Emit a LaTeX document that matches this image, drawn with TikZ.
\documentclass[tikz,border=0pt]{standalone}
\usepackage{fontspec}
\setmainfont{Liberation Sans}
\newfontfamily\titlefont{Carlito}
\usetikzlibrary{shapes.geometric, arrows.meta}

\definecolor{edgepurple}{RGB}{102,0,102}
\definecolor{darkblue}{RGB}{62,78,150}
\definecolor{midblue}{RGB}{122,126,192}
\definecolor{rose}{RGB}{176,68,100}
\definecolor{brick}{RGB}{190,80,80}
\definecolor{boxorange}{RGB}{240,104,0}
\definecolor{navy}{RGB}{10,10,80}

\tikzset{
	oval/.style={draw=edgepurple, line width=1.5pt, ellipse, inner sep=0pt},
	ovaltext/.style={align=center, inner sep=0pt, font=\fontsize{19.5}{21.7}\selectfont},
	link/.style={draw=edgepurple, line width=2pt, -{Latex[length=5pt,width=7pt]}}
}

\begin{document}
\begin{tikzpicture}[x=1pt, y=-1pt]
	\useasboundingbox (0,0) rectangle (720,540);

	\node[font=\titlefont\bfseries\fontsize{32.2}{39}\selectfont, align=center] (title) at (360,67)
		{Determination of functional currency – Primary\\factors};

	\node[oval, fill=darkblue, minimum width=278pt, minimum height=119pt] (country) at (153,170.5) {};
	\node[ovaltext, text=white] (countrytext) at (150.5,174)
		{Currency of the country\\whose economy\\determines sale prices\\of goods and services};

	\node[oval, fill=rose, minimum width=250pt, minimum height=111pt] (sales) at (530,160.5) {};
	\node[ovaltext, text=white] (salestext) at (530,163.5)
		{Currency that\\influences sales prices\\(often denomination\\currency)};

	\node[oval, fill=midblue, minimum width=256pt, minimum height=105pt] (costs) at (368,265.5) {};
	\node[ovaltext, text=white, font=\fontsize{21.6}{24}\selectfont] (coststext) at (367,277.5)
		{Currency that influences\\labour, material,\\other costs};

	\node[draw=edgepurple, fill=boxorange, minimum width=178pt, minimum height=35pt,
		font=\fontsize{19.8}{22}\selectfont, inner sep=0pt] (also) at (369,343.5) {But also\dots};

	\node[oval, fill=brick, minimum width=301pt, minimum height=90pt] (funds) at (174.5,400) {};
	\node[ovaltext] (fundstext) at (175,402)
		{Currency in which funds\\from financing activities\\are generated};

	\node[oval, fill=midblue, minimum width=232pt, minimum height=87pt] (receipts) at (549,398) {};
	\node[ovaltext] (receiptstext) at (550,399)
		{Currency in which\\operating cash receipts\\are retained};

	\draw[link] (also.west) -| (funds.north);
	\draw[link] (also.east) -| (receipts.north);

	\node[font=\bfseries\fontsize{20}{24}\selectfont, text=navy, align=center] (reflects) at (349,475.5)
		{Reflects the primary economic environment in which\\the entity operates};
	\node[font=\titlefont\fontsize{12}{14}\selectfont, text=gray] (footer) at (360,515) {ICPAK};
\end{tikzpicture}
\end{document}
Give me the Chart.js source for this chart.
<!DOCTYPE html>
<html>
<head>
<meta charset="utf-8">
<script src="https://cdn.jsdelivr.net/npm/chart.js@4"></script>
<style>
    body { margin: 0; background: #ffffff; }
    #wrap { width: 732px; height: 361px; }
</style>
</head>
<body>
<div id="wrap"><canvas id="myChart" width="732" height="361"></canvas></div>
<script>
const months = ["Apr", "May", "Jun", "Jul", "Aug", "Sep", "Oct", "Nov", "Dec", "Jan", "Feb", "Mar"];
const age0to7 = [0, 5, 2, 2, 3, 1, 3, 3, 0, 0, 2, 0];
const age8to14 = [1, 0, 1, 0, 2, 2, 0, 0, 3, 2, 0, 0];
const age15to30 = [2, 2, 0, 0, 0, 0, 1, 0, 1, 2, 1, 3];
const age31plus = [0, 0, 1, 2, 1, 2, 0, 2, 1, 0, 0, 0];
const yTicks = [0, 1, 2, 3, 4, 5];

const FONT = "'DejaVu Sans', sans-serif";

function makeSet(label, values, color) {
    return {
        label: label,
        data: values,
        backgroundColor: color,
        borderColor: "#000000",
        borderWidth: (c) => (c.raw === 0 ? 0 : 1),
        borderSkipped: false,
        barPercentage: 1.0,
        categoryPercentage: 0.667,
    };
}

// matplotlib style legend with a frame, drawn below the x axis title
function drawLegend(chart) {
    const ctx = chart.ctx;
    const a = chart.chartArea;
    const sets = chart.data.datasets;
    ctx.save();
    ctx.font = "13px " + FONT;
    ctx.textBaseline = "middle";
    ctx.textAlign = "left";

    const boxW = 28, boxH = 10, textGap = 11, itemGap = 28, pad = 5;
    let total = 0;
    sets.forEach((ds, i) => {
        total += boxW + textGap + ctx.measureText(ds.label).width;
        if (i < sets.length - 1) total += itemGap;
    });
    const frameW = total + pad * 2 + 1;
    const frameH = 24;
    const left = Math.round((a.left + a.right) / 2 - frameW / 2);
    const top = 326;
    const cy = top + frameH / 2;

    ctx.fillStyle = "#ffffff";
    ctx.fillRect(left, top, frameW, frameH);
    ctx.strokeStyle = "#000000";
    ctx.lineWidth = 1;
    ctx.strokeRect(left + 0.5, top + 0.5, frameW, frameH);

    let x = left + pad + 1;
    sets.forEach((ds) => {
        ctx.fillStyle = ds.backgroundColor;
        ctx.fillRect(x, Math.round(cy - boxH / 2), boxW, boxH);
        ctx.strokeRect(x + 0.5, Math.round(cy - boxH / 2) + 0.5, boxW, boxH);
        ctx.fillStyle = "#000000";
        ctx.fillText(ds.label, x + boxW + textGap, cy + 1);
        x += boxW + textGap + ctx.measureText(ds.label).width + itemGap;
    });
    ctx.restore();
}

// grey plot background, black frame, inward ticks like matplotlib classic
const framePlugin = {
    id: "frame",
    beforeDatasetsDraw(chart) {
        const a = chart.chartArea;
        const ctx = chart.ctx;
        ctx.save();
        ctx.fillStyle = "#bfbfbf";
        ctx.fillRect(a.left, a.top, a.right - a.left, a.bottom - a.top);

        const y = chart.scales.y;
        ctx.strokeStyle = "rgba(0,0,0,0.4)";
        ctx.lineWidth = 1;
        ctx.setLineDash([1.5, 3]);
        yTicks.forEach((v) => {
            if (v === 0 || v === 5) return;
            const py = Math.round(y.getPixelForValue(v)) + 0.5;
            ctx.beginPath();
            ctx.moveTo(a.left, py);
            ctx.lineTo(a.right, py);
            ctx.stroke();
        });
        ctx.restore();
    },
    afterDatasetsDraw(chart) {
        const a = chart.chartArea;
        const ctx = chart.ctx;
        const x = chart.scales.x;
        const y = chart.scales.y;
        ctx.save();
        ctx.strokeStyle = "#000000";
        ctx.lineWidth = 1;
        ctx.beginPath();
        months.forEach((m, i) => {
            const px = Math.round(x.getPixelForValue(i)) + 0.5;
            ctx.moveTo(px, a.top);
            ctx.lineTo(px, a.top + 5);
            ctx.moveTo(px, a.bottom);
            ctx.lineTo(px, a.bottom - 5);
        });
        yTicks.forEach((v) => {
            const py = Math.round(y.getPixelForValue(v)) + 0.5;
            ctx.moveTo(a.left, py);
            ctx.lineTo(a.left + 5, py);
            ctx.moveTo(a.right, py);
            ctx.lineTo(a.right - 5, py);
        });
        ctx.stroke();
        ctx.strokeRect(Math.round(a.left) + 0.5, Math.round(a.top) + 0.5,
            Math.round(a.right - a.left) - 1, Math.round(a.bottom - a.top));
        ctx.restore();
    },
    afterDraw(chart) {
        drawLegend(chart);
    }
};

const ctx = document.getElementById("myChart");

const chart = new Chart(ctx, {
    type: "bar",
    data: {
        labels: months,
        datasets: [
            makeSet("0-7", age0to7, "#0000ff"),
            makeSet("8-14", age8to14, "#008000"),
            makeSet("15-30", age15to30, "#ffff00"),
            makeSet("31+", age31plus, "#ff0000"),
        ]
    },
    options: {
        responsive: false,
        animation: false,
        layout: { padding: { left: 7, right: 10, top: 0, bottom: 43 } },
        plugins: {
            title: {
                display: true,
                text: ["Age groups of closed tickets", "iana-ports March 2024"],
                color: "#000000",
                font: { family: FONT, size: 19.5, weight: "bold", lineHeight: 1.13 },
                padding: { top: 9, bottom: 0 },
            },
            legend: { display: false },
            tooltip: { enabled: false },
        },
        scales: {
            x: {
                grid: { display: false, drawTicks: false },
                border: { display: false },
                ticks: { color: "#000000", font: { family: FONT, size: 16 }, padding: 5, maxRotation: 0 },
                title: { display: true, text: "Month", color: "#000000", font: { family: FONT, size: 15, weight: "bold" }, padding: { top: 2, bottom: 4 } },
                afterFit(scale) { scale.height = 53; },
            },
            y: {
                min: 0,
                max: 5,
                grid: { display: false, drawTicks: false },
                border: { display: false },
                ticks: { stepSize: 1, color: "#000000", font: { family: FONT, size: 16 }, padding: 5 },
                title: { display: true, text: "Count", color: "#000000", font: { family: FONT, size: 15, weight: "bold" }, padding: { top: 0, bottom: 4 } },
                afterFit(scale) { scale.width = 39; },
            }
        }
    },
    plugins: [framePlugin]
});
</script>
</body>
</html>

**Written instruction:**
Set down verbatim only the lines between the start of the data above and the line with "in which funds\\from", both boundaries included.

**Task output:**
Emit a LaTeX document that matches this image, drawn with TikZ.
\documentclass[tikz,border=0pt]{standalone}
\usepackage{fontspec}
\setmainfont{Liberation Sans}
\newfontfamily\titlefont{Carlito}
\usetikzlibrary{shapes.geometric, arrows.meta}

\definecolor{edgepurple}{RGB}{102,0,102}
\definecolor{darkblue}{RGB}{62,78,150}
\definecolor{midblue}{RGB}{122,126,192}
\definecolor{rose}{RGB}{176,68,100}
\definecolor{brick}{RGB}{190,80,80}
\definecolor{boxorange}{RGB}{240,104,0}
\definecolor{navy}{RGB}{10,10,80}

\tikzset{
	oval/.style={draw=edgepurple, line width=1.5pt, ellipse, inner sep=0pt},
	ovaltext/.style={align=center, inner sep=0pt, font=\fontsize{19.5}{21.7}\selectfont},
	link/.style={draw=edgepurple, line width=2pt, -{Latex[length=5pt,width=7pt]}}
}

\begin{document}
\begin{tikzpicture}[x=1pt, y=-1pt]
	\useasboundingbox (0,0) rectangle (720,540);

	\node[font=\titlefont\bfseries\fontsize{32.2}{39}\selectfont, align=center] (title) at (360,67)
		{Determination of functional currency – Primary\\factors};

	\node[oval, fill=darkblue, minimum width=278pt, minimum height=119pt] (country) at (153,170.5) {};
	\node[ovaltext, text=white] (countrytext) at (150.5,174)
		{Currency of the country\\whose economy\\determines sale prices\\of goods and services};

	\node[oval, fill=rose, minimum width=250pt, minimum height=111pt] (sales) at (530,160.5) {};
	\node[ovaltext, text=white] (salestext) at (530,163.5)
		{Currency that\\influences sales prices\\(often denomination\\currency)};

	\node[oval, fill=midblue, minimum width=256pt, minimum height=105pt] (costs) at (368,265.5) {};
	\node[ovaltext, text=white, font=\fontsize{21.6}{24}\selectfont] (coststext) at (367,277.5)
		{Currency that influences\\labour, material,\\other costs};

	\node[draw=edgepurple, fill=boxorange, minimum width=178pt, minimum height=35pt,
		font=\fontsize{19.8}{22}\selectfont, inner sep=0pt] (also) at (369,343.5) {But also\dots};

	\node[oval, fill=brick, minimum width=301pt, minimum height=90pt] (funds) at (174.5,400) {};
	\node[ovaltext] (fundstext) at (175,402)
		{Currency in which funds\\from financing activities\\are generated};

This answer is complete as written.